Without getting into rhetorically inflating/diminishing Russia or the West’s influence – there has to be more to it that this figure.
The West could not have been stuck in a decades long Cold War with a nuclear armed power with a meaningful per capita GDP smaller than Italy’s. Could it?
The problem with applying PPP adjustments to the USSR economy was not with PPP itself, but with the difficulty of adjusting for the quality difference between the average basket of goods consumed by Soviet citizens and those consumed by Western citizens. Those differences have all but disappeared by now. Russians wear the same kind of clothes and shoes as we do. The dishwashers, washer/dryers, refrigerators, ovens, microwaves, etc., they use in their daily lives are just as good as in the West. Their grocery stores are just as well stocked as ours. Etc., etc., etc..
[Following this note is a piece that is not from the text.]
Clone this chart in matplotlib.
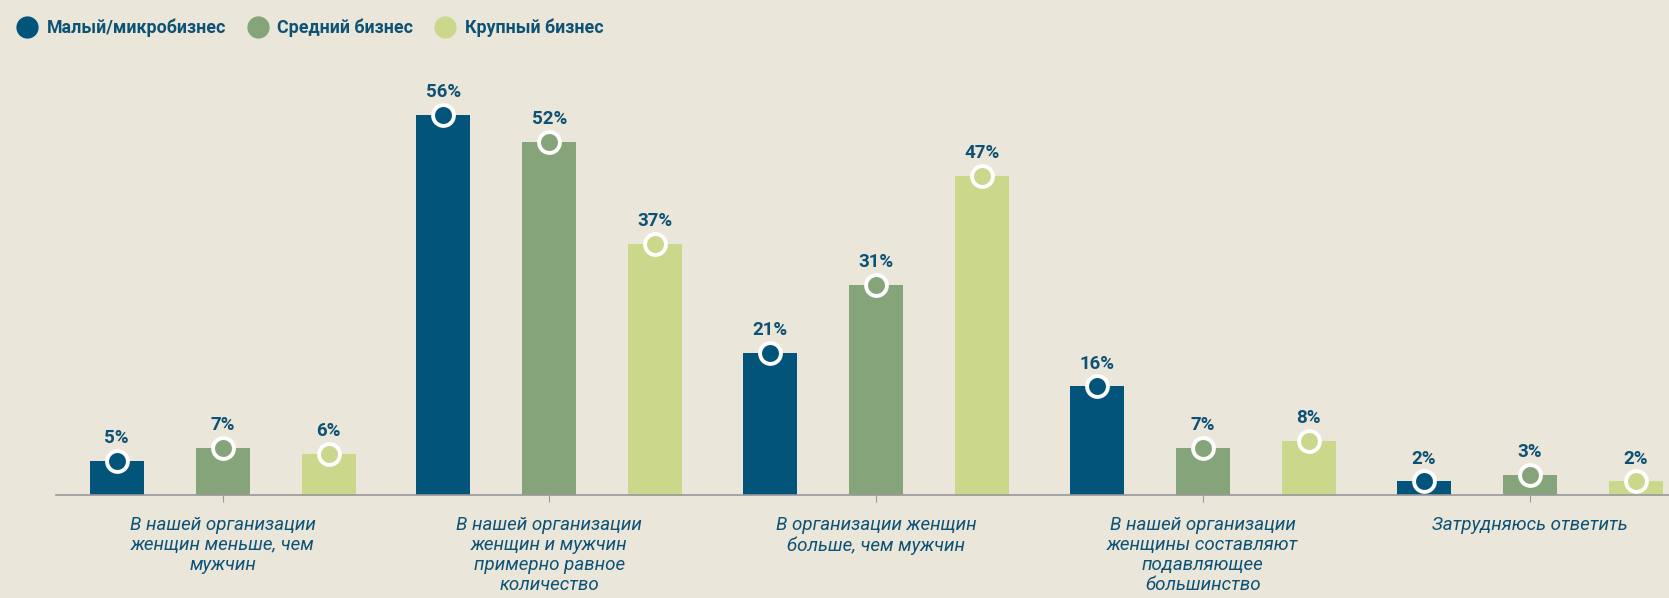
import matplotlib
matplotlib.use("Agg")
import matplotlib.pyplot as plt
from matplotlib.lines import Line2D
import numpy as np

categories = [
    "В нашей организации\nженщин меньше, чем\nмужчин",
    "В нашей организации\nженщин и мужчин\nпримерно равное\nколичество",
    "В организации женщин\nбольше, чем мужчин",
    "В нашей организации\nженщины составляют\nподавляющее\nбольшинство",
    "Затрудняюсь ответить",
]
series_names = ["Малый/микробизнес", "Средний бизнес", "Крупный бизнес"]
small = [5, 56, 21, 16, 2]
medium = [7, 52, 31, 7, 3]
large = [6, 37, 47, 8, 2]
series = [small, medium, large]
colors = ["#02547a", "#86a479", "#cbd78a"]
bg = "#ebe6da"
textc = "#0d5275"

W, H = 1669, 598
fig = plt.figure(figsize=(W/100, H/100), dpi=100, facecolor=bg)
ax_left, ax_right = 56, 1669
ax_bottom = 598 - 495
ax_h = 407
ax = fig.add_axes([ax_left/W, ax_bottom/H, (ax_right-ax_left)/W, ax_h/H])
ax.set_facecolor(bg)

spacing = 326.7
x = np.arange(len(categories))
ax.set_xlim((ax_left-222.7)/spacing, (ax_right-222.7)/spacing)
ax.set_ylim(0, 60)

off = 106/spacing
bw = 54/spacing
for i, (vals, c) in enumerate(zip(series, colors)):
    xs = x + (i-1)*off
    ax.bar(xs, vals, width=bw, color=c, zorder=2)
    ax.plot(xs, vals, 'o', ms=15, mfc=c, mec='white', mew=2.8, zorder=3, clip_on=False)
    for xi, v in zip(xs, vals):
        ax.annotate(f"{v}%", (xi, v), xytext=(0, 10), textcoords='offset points',
                    ha='center', va='bottom', fontsize=13.5, fontweight='bold',
                    family='Roboto', color=textc, zorder=4)

for s in ['top', 'right', 'left']:
    ax.spines[s].set_visible(False)
ax.spines['bottom'].set_color('#999999')
ax.spines['bottom'].set_linewidth(1.2)
ax.set_yticks([])
ax.set_xticks(x)
ax.set_xticklabels(categories, fontsize=13.5, style='italic', family='Roboto',
                   color=textc, linespacing=1.15)
ax.tick_params(axis='x', length=5, color='#999999', pad=10)

handles = [Line2D([], [], marker='o', ls='', ms=15, mfc=c, mec=c) for c in colors]
leg = fig.legend(handles, series_names, loc='upper left', bbox_to_anchor=(-0.002, 0.99),
                 ncol=3, frameon=False, handletextpad=0.1, columnspacing=0.8,
                 borderaxespad=0.3,
                 prop={'family': 'Roboto', 'weight': 'bold', 'size': 12.8})
for t in leg.get_texts():
    t.set_color(textc)

fig.savefig("out.png", dpi=100, facecolor=bg)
Because, when discussing whether a country’s economy qualifies it as a major world player, PPP-GDP Per Capita is a silly measure to use. By that measure, here are world’s top 10:
Ireland, Luxembourg, Lichtenstein, Singapore, Qatar, Monaco, Macau, UAE, Bermuda, and Switzerland.
See what I mean by silly?
https://en.wikipedia.org/wiki/List_of_countries_by_GDP_(PPP)_per_capita#Table
See my reply to Doug in #112, and subsequent commentary.
actually the important number is between the GDP & the per capita GDP (with or without PPP adjustment) otherwise India would have ruled Great Britain for many centuries & not the other way around. India & China had the biggest economies in the world for centuries, but were over shadowed by the Dutch & the Portuguese for centuries. You need both a large economy & a significant surplus of per capita GDP to wield power-can’t extract much wealth from a large number of subsistence farmers. Russia’s problem is that its per capita surplus & productivity is relatively low & has been for centuries. Therefore, its grandiose plans for being a world power are continually frustrated. Unfortunately, that frustration leads its people to accept authoritarians who promise they will acquire for them world such greatness-but the dictators only get them misery. See Stephen Kotkin.
Russia’s economy is about 10 percent of the European Union economy.
The Soviet Union was really good at making television sets that exploded. They cornered the market on those.